Come è nata invece la collaborazione con Lassy?
E’ stata sempre un’idea di Luciano che ci aveva lavorato prima: ovviamente mi sono trovata benissimo. Abbiamo calibrato il nostro focus su quelle atmosfere dal sapore antico, rivisitate però secondo una chiave moderna, una caratteristica del suo mood interpretativo. Timo è veramente un super e sono stata onorata di suonare con lui. Quello che abbiamo fatto mi sta ponendo in vetrina proprio in Finlandia, da dove lui arriva. Mi piacerebbe andare a farci un live.
A proposito di nazioni sei in Italia da molto tempo… in cosa e se è cambiata la tua percezione da quando sei qui?
Rimane sempre un luogo meraviglioso, dove mi sono sentita accolta e valorizzata nonostante alcuni inevitabili momenti di sconforto, che mi sorprende ancora adesso a distanza di tanti anni dal mio arrivo, realizzatosi nel 1989. Da lì in poi ho fatto un sacco di cose. A dire il vero qualche anno fa ho avuto il pensiero di tornarmene negli States, ma proprio quando sembravo pronta a farlo, ho incontrato il mio nuovo compagno, per il quale è scoccato il classico colpo di fulmine. Con lui mi sono sentita rinascere, riconsiderando tutto il mio mondo. Gli italiani hanno un senso di cordialità innata oltre a una naturale curiosità nei confronti delle altre culture. Facile andarci d’accordo.
Ti piace proprio tutto?
La luce e il clima sono imbattibili, oltre a quelle altre cose che sono invidiate all’Italia dal resto del mondo. Politicamente le cose potrebbero andare meglio: c’è troppa confusione fra gli schieramenti e i programmi. Per non parlare dei tragici sbarchi degli immigrati di cui tanto parlano le cronache. Non voglio fare paragoni con gli Stati Uniti, ma su quel versante il governo ha operato delle scelte maggiormente condivisibili. Malgrado gli spazi enormi, da noi può restare solo chi possiede la green card, ovvero chi può dimostrare di avere un lavoro e di conseguenza un futuro.

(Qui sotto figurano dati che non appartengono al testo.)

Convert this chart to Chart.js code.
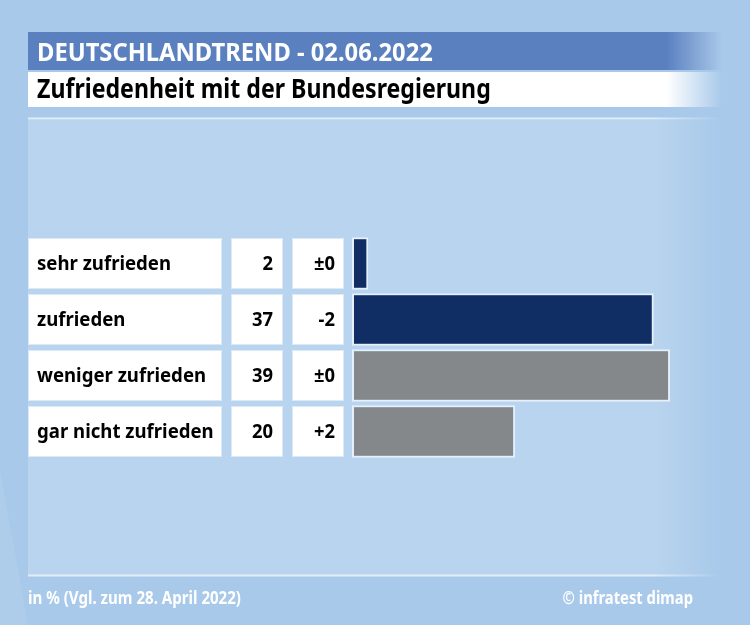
<!DOCTYPE html>
<html>
<head>
<meta charset="utf-8">
<script src="https://cdn.jsdelivr.net/npm/chart.js@4/dist/chart.umd.min.js"></script>
<style>
  html, body { margin: 0; padding: 0; background: #a8c9ea; }
  #chart { display: block; }
</style>
</head>
<body>
<canvas id="chart" width="750" height="625"></canvas>
<script>
const categories = ["sehr zufrieden", "zufrieden", "weniger zufrieden", "gar nicht zufrieden"];
const values = [2, 37, 39, 20];
const changes = ["±0", "-2", "±0", "+2"];
const barColors = ["#102e63", "#102e63", "#85888b", "#85888b"];

const headline = "DEUTSCHLANDTREND - 02.06.2022";
const subtitle = "Zufriedenheit mit der Bundesregierung";
const footLeft = "in % (Vgl. zum 28. April 2022)";
const footRight = "© infratest dimap";

const FONT = '"Noto Sans", "Open Sans", sans-serif';

// draws text squeezed horizontally (the original uses a condensed face)
function squeezed(ctx, text, x, y, font, sx, align) {
  ctx.save();
  ctx.font = font;
  ctx.textAlign = align || "left";
  ctx.translate(x, y);
  ctx.scale(sx, 1);
  ctx.fillText(text, 0, 0);
  ctx.restore();
}

const backdrop = {
  id: "backdrop",
  beforeDraw(chart) {
    const ctx = chart.ctx;
    ctx.save();
    ctx.fillStyle = "#a8c9ea";
    ctx.fillRect(0, 0, 750, 625);

    // faint diagonal light area bottom-left
    ctx.fillStyle = "rgba(255,255,255,0.08)";
    ctx.beginPath();
    ctx.moveTo(0, 470);
    ctx.lineTo(28, 625);
    ctx.lineTo(0, 625);
    ctx.closePath();
    ctx.fill();

    // inner panel
    let g = ctx.createLinearGradient(28, 0, 722, 0);
    g.addColorStop(0, "#b9d4ee");
    g.addColorStop(0.9, "#b9d4ee");
    g.addColorStop(1, "rgba(185,212,238,0)");
    ctx.fillStyle = g;
    ctx.fillRect(28, 120, 694, 455);

    // separator lines
    g = ctx.createLinearGradient(28, 0, 722, 0);
    g.addColorStop(0, "rgba(225,237,249,1)");
    g.addColorStop(0.9, "rgba(225,237,249,1)");
    g.addColorStop(1, "rgba(225,237,249,0)");
    ctx.fillStyle = g;
    ctx.fillRect(28, 117.5, 694, 2);
    ctx.fillRect(28, 574.5, 694, 2);

    // header bands
    g = ctx.createLinearGradient(28, 0, 722, 0);
    g.addColorStop(0, "#5b80c0");
    g.addColorStop(0.92, "#5b80c0");
    g.addColorStop(1, "rgba(91,128,192,0)");
    ctx.fillStyle = g;
    ctx.fillRect(28, 32, 694, 38);

    g = ctx.createLinearGradient(28, 0, 722, 0);
    g.addColorStop(0, "#ffffff");
    g.addColorStop(0.92, "#ffffff");
    g.addColorStop(1, "rgba(255,255,255,0)");
    ctx.fillStyle = g;
    ctx.fillRect(28, 72, 694, 35);

    ctx.fillStyle = "#ffffff";
    ctx.textBaseline = "alphabetic";
    squeezed(ctx, headline, 37, 61, "bold 25px " + FONT, 0.95);
    ctx.fillStyle = "#000000";
    squeezed(ctx, subtitle, 37, 98, "bold 26px " + FONT, 0.89);

    // footer
    ctx.fillStyle = "#ffffff";
    squeezed(ctx, footLeft, 28, 604, "bold 17px " + FONT, 0.886);
    squeezed(ctx, footRight, 693, 604, "bold 17px " + FONT, 0.87, "right");

    // table boxes and texts, positioned from the y scale
    const y = chart.scales.y;
    ctx.textBaseline = "middle";
    categories.forEach((cat, i) => {
      const cy = y.getPixelForValue(i);
      const top = cy - 25.5;
      ctx.fillStyle = "#ffffff";
      ctx.strokeStyle = "rgba(220,233,247,1)";
      ctx.lineWidth = 1;
      [[28, 194], [231, 52], [292, 52]].forEach(([bx, bw]) => {
        ctx.fillRect(bx, top, bw, 51);
        ctx.strokeRect(bx + 0.5, top + 0.5, bw - 1, 50);
      });
      ctx.fillStyle = "#000000";
      squeezed(ctx, cat, 37, cy + 1, "bold 20px " + FONT, 0.93);
      squeezed(ctx, String(values[i]), 273, cy + 1, "bold 20px " + FONT, 0.92, "right");
      squeezed(ctx, changes[i], 335, cy + 1, "bold 20px " + FONT, 0.92, "right");
    });
    ctx.restore();
  }
};

new Chart(document.getElementById("chart").getContext("2d"), {
  type: "bar",
  data: {
    labels: categories,
    datasets: [{
      data: values,
      backgroundColor: barColors,
      borderColor: "rgba(232,241,251,0.95)",
      borderWidth: 2,
      borderSkipped: false,
      barPercentage: 1,
      categoryPercentage: 0.94
    }]
  },
  options: {
    indexAxis: "y",
    responsive: false,
    animation: false,
    layout: { padding: { left: 352, right: 31, top: 235.5, bottom: 165.5 } },
    scales: {
      x: { display: false, min: 0, max: 45 },
      y: { display: false }
    },
    plugins: {
      legend: { display: false },
      tooltip: { enabled: false }
    }
  },
  plugins: [backdrop]
});
</script>
</body>
</html>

Quando e come hai deciso che la musica sarebbe diventata la tua vita?
Mi sono sentita una cantante fin da piccolissima; in casa mia si ascoltava parecchia musica, per cui è stato facile cominciare ad avere i primi idoli. A 12 anni poi ho avuto il primo grande momento andando ad ascoltare con mia cugina gli Earth Wind & Fire, che da quel momento ho letteralmente venerato. Conosco a memoria quasi tutte le loro canzoni, e ho approfondito anche dei capitoli ingiustamente considerati minori di una carriera fantastica. Penso a Faces, un doppio album registrato in studio che stilla adrenalina dal primo all’ultimo momento.
E anche per questo che non sei una cantante ortodossa di jazz…

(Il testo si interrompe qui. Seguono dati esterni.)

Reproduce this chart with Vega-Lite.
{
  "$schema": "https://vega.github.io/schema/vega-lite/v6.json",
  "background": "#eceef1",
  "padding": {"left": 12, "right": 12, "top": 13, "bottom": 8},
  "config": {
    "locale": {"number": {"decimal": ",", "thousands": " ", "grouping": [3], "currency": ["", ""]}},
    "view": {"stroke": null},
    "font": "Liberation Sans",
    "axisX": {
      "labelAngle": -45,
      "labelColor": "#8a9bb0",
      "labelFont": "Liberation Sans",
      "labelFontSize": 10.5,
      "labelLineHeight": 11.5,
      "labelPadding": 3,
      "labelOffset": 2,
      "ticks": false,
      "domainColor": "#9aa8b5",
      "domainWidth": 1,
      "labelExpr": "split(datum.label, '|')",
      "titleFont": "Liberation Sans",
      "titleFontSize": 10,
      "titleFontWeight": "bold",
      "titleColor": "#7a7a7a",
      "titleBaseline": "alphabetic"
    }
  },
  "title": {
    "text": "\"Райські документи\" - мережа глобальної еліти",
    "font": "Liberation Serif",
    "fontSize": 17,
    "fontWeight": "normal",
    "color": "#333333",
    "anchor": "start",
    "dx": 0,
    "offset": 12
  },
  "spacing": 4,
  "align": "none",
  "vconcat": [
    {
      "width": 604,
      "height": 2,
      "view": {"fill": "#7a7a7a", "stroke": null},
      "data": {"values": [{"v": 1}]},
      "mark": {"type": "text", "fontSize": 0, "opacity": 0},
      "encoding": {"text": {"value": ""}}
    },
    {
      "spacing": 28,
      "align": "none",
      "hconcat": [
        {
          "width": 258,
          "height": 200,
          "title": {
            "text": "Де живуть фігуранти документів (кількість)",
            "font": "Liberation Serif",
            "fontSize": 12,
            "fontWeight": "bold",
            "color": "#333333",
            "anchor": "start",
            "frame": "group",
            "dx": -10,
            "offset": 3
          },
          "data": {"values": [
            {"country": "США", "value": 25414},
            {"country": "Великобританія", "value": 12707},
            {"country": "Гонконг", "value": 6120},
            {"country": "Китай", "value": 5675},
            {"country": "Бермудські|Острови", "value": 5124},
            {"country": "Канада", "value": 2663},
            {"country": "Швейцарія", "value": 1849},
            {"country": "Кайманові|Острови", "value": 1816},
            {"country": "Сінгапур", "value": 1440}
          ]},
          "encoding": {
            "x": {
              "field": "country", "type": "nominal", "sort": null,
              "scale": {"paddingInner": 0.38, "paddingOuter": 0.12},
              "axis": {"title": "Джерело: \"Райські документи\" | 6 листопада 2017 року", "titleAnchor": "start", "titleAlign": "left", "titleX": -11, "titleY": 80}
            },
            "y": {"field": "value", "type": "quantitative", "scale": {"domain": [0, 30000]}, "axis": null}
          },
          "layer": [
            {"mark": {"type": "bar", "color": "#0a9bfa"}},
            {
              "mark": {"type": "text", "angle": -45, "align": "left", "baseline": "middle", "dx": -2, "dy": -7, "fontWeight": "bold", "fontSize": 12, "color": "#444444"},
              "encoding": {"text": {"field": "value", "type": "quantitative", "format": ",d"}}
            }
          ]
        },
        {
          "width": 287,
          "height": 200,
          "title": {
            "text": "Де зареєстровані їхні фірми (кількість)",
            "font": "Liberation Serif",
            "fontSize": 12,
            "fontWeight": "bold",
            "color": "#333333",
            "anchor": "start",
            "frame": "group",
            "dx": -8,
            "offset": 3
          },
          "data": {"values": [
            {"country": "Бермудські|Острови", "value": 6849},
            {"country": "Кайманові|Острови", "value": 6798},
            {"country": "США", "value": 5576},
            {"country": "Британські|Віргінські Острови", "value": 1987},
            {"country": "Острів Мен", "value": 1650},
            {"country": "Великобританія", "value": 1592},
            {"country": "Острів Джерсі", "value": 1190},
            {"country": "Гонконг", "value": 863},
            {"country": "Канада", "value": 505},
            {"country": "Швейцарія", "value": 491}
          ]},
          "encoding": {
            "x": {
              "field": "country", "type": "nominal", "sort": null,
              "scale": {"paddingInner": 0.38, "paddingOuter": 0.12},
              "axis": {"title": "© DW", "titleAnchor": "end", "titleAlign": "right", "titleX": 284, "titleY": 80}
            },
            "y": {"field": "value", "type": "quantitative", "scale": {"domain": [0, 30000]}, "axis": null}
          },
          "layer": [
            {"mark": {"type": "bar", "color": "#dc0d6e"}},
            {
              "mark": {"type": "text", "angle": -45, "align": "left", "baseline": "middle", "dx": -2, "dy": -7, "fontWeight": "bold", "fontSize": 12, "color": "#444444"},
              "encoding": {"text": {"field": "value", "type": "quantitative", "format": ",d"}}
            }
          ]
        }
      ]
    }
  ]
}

Non mi piace essere incastrata nei generi perché si può suonare tutto bene o male, la mia carriera stessa è una precisa testimonianza della duttilità che mi ha sempre motivato ad andare avanti. Non mi sono mai tirata indietro di fronte a quello che mi piaceva, neanche quando mi è capitato di affrontare una tarantella napoletana. Mi sono divertita moltissimo!
Cosa ti aspetta adesso?
Farò degli showcase per presentare il disco, e suonerò con una formazione di validissimi talenti italiani composta da Alessandro Fariselli al sax, Fabio Nobile alla batteria, Massimiliano Rocchetta al piano e Mauro Mussoni al contrabbasso. Ho diverse altre cose da portare avanti fra cui la mia storica collaborazione con Enrico Intra, uno dei grandi Maestri del Jazz in Italia. Devo riconoscere che è veramente un bel momento per me, mi sento più che mai a mio agio e ho tanta voglia di suonare questo disco in giro.